::: Data

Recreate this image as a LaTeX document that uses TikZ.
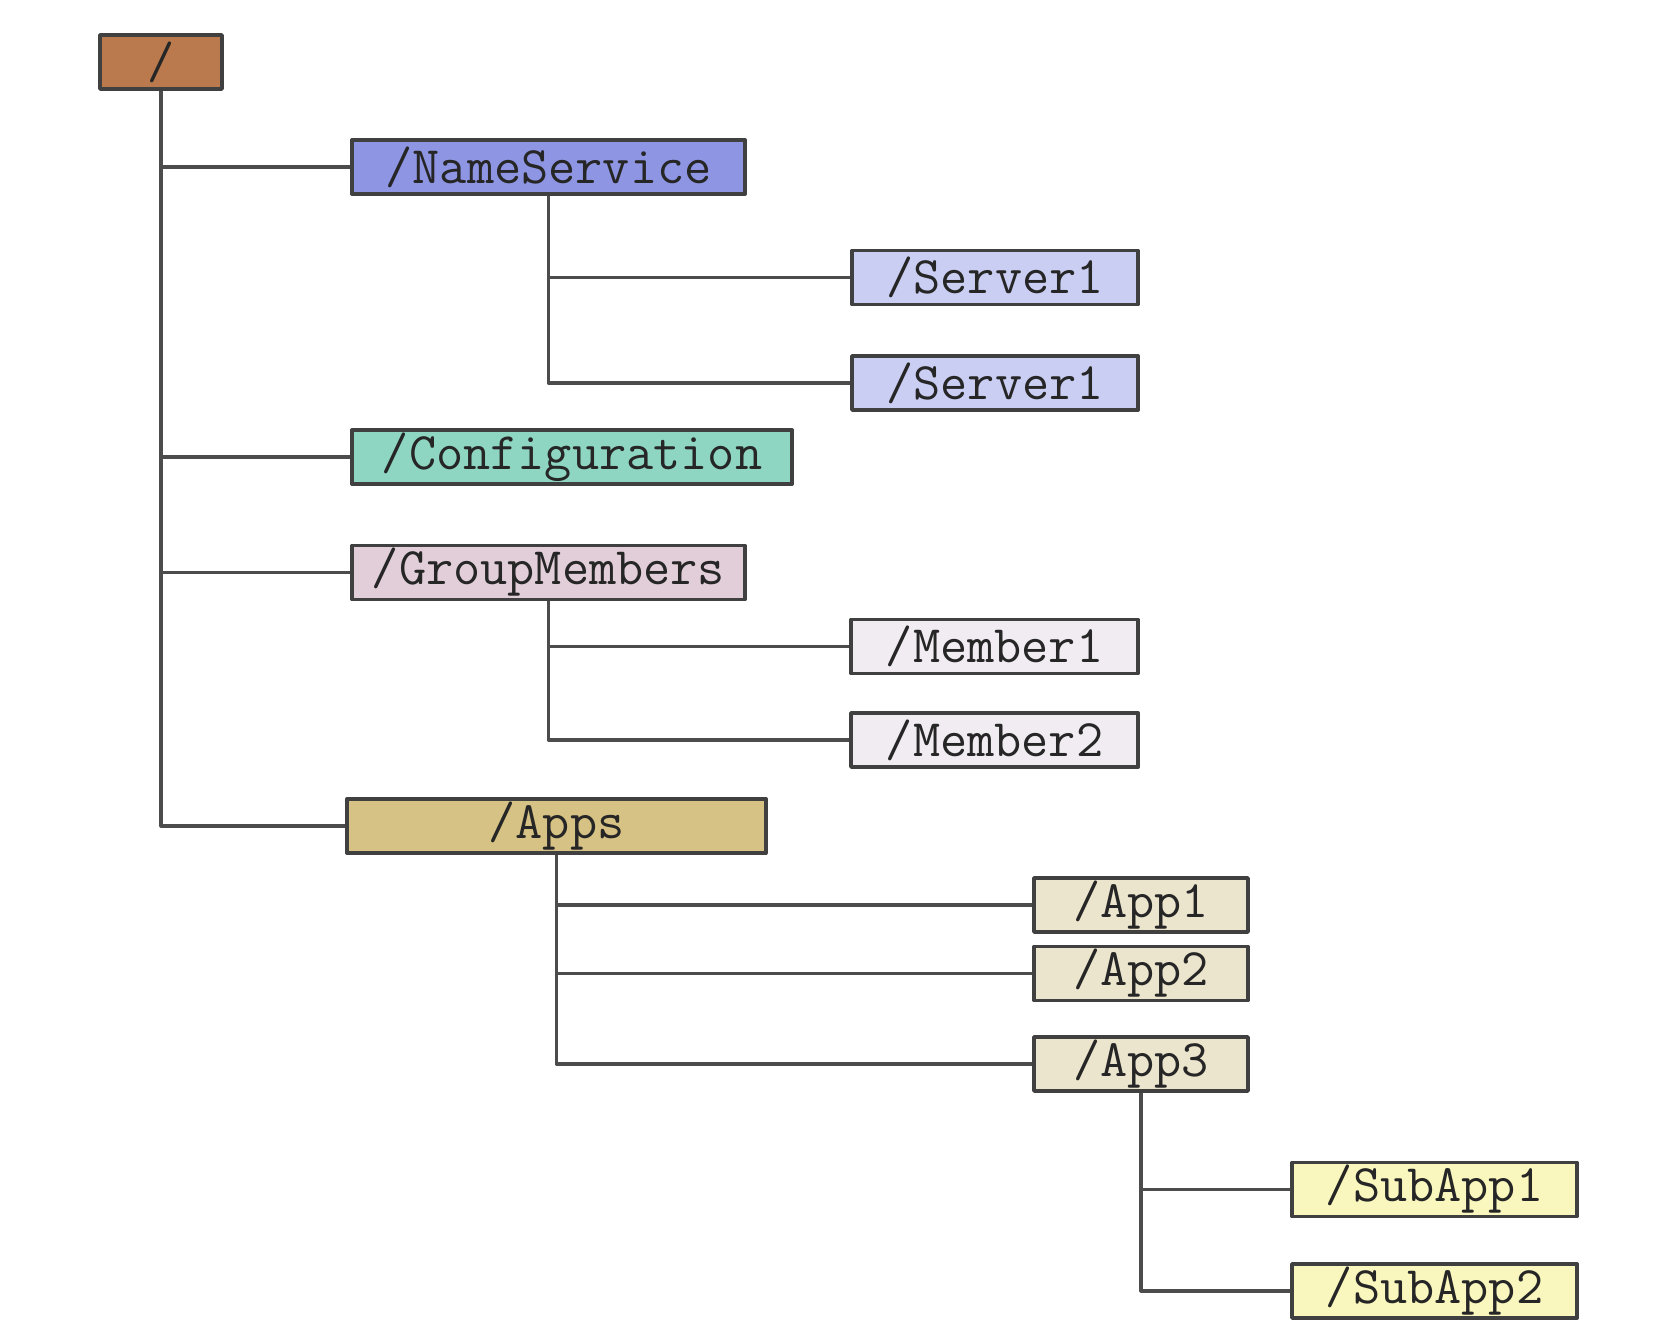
\documentclass[tikz,border=0pt]{standalone}
\usetikzlibrary{positioning}
\definecolor{rootbrown}{RGB}{186,122,78}
\definecolor{nsblue}{RGB}{142,150,228}
\definecolor{srvblue}{RGB}{202,206,242}
\definecolor{cfgteal}{RGB}{142,214,194}
\definecolor{grppink}{RGB}{226,206,216}
\definecolor{mbrwhite}{RGB}{240,236,242}
\definecolor{appstan}{RGB}{214,194,132}
\definecolor{appbeige}{RGB}{236,229,206}
\definecolor{subyellow}{RGB}{250,247,190}
\begin{document}
\begin{tikzpicture}[x=0.01cm, y=-0.01cm, font=\ttfamily\fontsize{15}{18}\selectfont, line join=round]
    \tikzset{dirbox/.style={draw=black!75, line width=1pt, inner sep=0pt, minimum height=0.54cm, text=black!85},
             link/.style={draw=black!70, line width=0.9pt}}
    \useasboundingbox (0,0) rectangle (1664,1336);
    % root and first level
    \node[dirbox, fill=rootbrown, minimum width=1.22cm] (root) at (161,62) {/};
    \node[dirbox, fill=nsblue, minimum width=3.93cm] (nameservice) at (548.5,167) {/NameService};
    \node[dirbox, fill=cfgteal, minimum width=4.40cm] (config) at (572,457) {/Configuration};
    \node[dirbox, fill=grppink, minimum width=3.93cm] (groupmembers) at (548.5,572.5) {/GroupMembers};
    \node[dirbox, fill=appstan, minimum width=4.19cm] (apps) at (556.5,826) {/Apps};
    % second level
    \node[dirbox, fill=srvblue, minimum width=2.86cm] (servera) at (995,277.5) {/Server1};
    \node[dirbox, fill=srvblue, minimum width=2.86cm] (serverb) at (995,383) {/Server1};
    \node[dirbox, fill=mbrwhite, minimum width=2.87cm] (membera) at (994.5,646.5) {/Member1};
    \node[dirbox, fill=mbrwhite, minimum width=2.87cm] (memberb) at (994.5,740) {/Member2};
    \foreach \i/\y in {1/905,2/973.5,3/1064}
        \node[dirbox, fill=appbeige, minimum width=2.14cm] (app\i) at (1141,\y) {/App\i};
    % third level
    \foreach \i/\y in {1/1189.5,2/1291}
        \node[dirbox, fill=subyellow, minimum width=2.85cm] (subapp\i) at (1434.5,\y) {/SubApp\i};
    % connectors
    \foreach \n in {nameservice,config,groupmembers,apps}
        \draw[link] (root.south) |- (\n.west);
    \foreach \n in {servera,serverb}
        \draw[link] (nameservice.south) |- (\n.west);
    \foreach \n in {membera,memberb}
        \draw[link] (groupmembers.south) |- (\n.west);
    \foreach \n in {app1,app2,app3}
        \draw[link] (apps.south) |- (\n.west);
    \foreach \n in {subapp1,subapp2}
        \draw[link] (app3.south) |- (\n.west);
\end{tikzpicture}
\end{document}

::::::

Work to do - Without the images, write out each line of the data verbatim.

Result below -
Recreate this image as a LaTeX document that uses TikZ.
\documentclass[tikz,border=0pt]{standalone}
\usetikzlibrary{positioning}
\definecolor{rootbrown}{RGB}{186,122,78}
\definecolor{nsblue}{RGB}{142,150,228}
\definecolor{srvblue}{RGB}{202,206,242}
\definecolor{cfgteal}{RGB}{142,214,194}
\definecolor{grppink}{RGB}{226,206,216}
\definecolor{mbrwhite}{RGB}{240,236,242}
\definecolor{appstan}{RGB}{214,194,132}
\definecolor{appbeige}{RGB}{236,229,206}
\definecolor{subyellow}{RGB}{250,247,190}
\begin{document}
\begin{tikzpicture}[x=0.01cm, y=-0.01cm, font=\ttfamily\fontsize{15}{18}\selectfont, line join=round]
    \tikzset{dirbox/.style={draw=black!75, line width=1pt, inner sep=0pt, minimum height=0.54cm, text=black!85},
             link/.style={draw=black!70, line width=0.9pt}}
    \useasboundingbox (0,0) rectangle (1664,1336);
    % root and first level
    \node[dirbox, fill=rootbrown, minimum width=1.22cm] (root) at (161,62) {/};
    \node[dirbox, fill=nsblue, minimum width=3.93cm] (nameservice) at (548.5,167) {/NameService};
    \node[dirbox, fill=cfgteal, minimum width=4.40cm] (config) at (572,457) {/Configuration};
    \node[dirbox, fill=grppink, minimum width=3.93cm] (groupmembers) at (548.5,572.5) {/GroupMembers};
    \node[dirbox, fill=appstan, minimum width=4.19cm] (apps) at (556.5,826) {/Apps};
    % second level
    \node[dirbox, fill=srvblue, minimum width=2.86cm] (servera) at (995,277.5) {/Server1};
    \node[dirbox, fill=srvblue, minimum width=2.86cm] (serverb) at (995,383) {/Server1};
    \node[dirbox, fill=mbrwhite, minimum width=2.87cm] (membera) at (994.5,646.5) {/Member1};
    \node[dirbox, fill=mbrwhite, minimum width=2.87cm] (memberb) at (994.5,740) {/Member2};
    \foreach \i/\y in {1/905,2/973.5,3/1064}
        \node[dirbox, fill=appbeige, minimum width=2.14cm] (app\i) at (1141,\y) {/App\i};
    % third level
    \foreach \i/\y in {1/1189.5,2/1291}
        \node[dirbox, fill=subyellow, minimum width=2.85cm] (subapp\i) at (1434.5,\y) {/SubApp\i};
    % connectors
    \foreach \n in {nameservice,config,groupmembers,apps}
        \draw[link] (root.south) |- (\n.west);
    \foreach \n in {servera,serverb}
        \draw[link] (nameservice.south) |- (\n.west);
    \foreach \n in {membera,memberb}
        \draw[link] (groupmembers.south) |- (\n.west);
    \foreach \n in {app1,app2,app3}
        \draw[link] (apps.south) |- (\n.west);
    \foreach \n in {subapp1,subapp2}
        \draw[link] (app3.south) |- (\n.west);
\end{tikzpicture}
\end{document}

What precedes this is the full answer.